For more than a decade, promised immigration reform proposals never see the light of day. Meanwhile, U.S. corporations continue to struggle with immigrant workforce challenges. Now corporations are taking action due to political gridlock.
- How can business leaders be the new change agents for immigrant reform?
- Why is having a diverse workforce so important to the strength of our businesses and communities?
- What are the economic and social impacts of not advancing meaningful immigration policies? What changes would you make?
- The goal of the Corporate Roundtable for New American Workforce is to convene the nation’s leading corporations to advance strategies integrating new Americans into the U.S. labor market, so all have the opportunity to thrive.
- The foreign-born percentage of the working population increased from 13.1% in 2000 to 17.4% in 2018, showing the “necessity to support immigrant integration at work and in society,” the initiatives sign-on letter said.
- The roundtable members will meet to share thoughts on workforce integration, research focuses, and where to throw their weight in the policy discussion.
Following a 2019 trend of corporations taking a more public stance on political issues, many companies organized by the National Immigration Forum have signed on to a “New American Workforce” public letter promoting immigrant integration, including citizenship drives and English courses, policy support, and community services.
Additionally, Driscoll’s, Walmart, Chobani, Lyft, Uber, and Ben and Jerry’s—have formed an immigration corporate roundtable advocating for a joint platform.

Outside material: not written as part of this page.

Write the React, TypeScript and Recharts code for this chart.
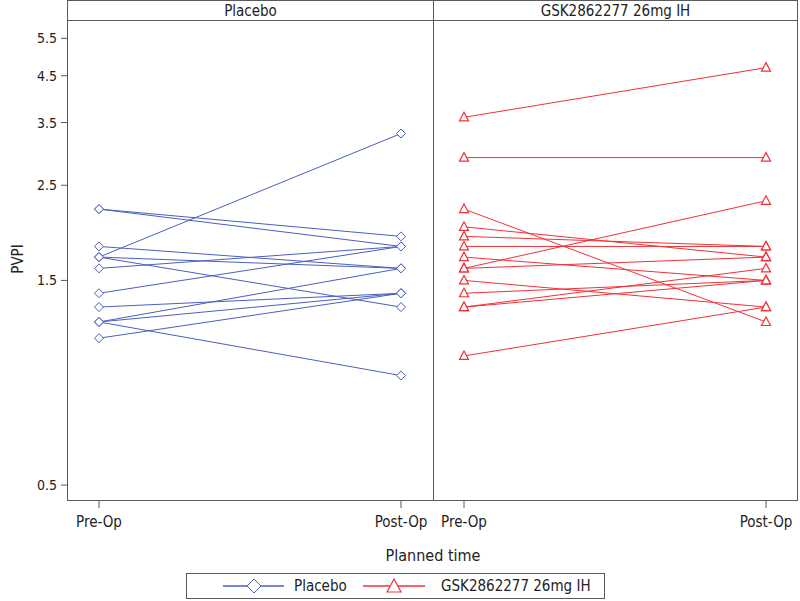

The roundtable is composed of a broad group of large U.S. corporations by design.
“The diversity of industry and diversity of skill levels included is a powerful representation of the value of the immigrant workforce,” said Jennie Murray, director of integration programs at the National Immigration Forum. “The topline message is when the immigrant workforce has the skills, status, and opportunity to reach their fullest potential, we all thrive.”
“Corporate America is seeing that congress is unable to act, and the administration is heading in a direction they are not comfortable with when it comes to immigration,” Murray said, pointing to several programs on the administration chopping block such as refugee resettlement, Deferred Action for Childhood Arrivals, and Temporary Protected Status, being met with few proposals for strengthening the pipeline of immigrant talent.
In 2018, there were more than 28 million foreign-born workers in the United States, according to the Bureau of Labor Statistics, constituting 17% of the U.S. labor force. In industries such as agriculture, service, maintenance, and construction, foreign-born labor makes up anywhere from a quarter to half of the workers.
According to Driscoll’s President Soren Bjorn, “The foreign-born agricultural workforce is shrinking in size and there aren’t many clear solutions on the table today for where that workforce is going to come from in the future. This is a significant threat to our business, and any U.S. company in the fresh fruit and vegetable business.”